In 1954, a group of boys attended a remote summer camp in Oklahoma. There they were split into two groups, and encouraged to bully, harass, and demonise each other. The results would make history as one of social psychology’s classic studies: the Robbers Cave experiment.
Conducted at the height of the Cold War, the experiment officially had a happy ending: the boys reconciled, and psychologist Muzafer Sherif demonstrated that while hatred and violence are powerful forces, so too are cooperation and harmony. Today it is proffered as proof that under the right conditions warring groups can make peace. Yet the true story of the experiments is far more complex, and more chilling.
In The Lost Boys, Gina Perry explores the experiment and its consequences, tracing the story of Sherif, a troubled outsider who struggled to craft an experiment that would vanquish his personal demons. Drawing on archival material and new interviews, Perry pieces together a story of drama, mutiny, and intrigue that has never been told before.

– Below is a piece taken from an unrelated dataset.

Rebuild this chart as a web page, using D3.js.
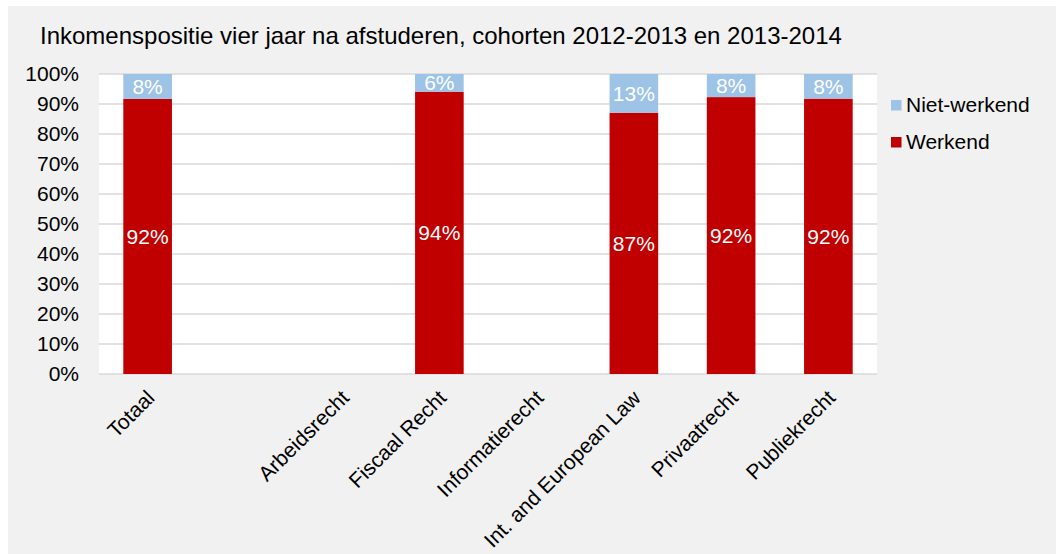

Using archival notes and new interviews, Australian psychologist Perry (Behind the Shock Machine) looks at a notable 1954 experiment in Oklahoma's remote Robbers Cave State Park in her unsatisfying history. After recruiting almost two dozen 11-year-old boys and dividing them into two competitive teams, social psychologist Muzafer Sherif and his team showed how, over the course of a few weeks, friendships could devolve into intense, sometimes violent, antagonism. Conversely, the boys would drop their antagonism and reunite when facing a common challenge. Perry uncovers some deep flaws in the experiment, which she calls a "choreographed enactment," with the staff sometimes acting as "agents provocateurs." Perry also spends time with some of the surviving subjects, now in their 70s, exploring whether any psychological effects remain. However, she drops this line of inquiry abruptly to devote her book's last third to Sherif's biography, which Perry hypothesizes might have influenced his "tribal war and peace research": as a boy in the early 1920s, he witnessed particularly brutal violence between Greeks and Turks in the Anatolian town where he grew up. This seems plausible, but Perry does not really anchor it in Sherif's own writings. Her long profile of him, and description of his experiment, will likely remain unsurpassed, but she never clearly establishes the Robbers Cave study's long-term significance.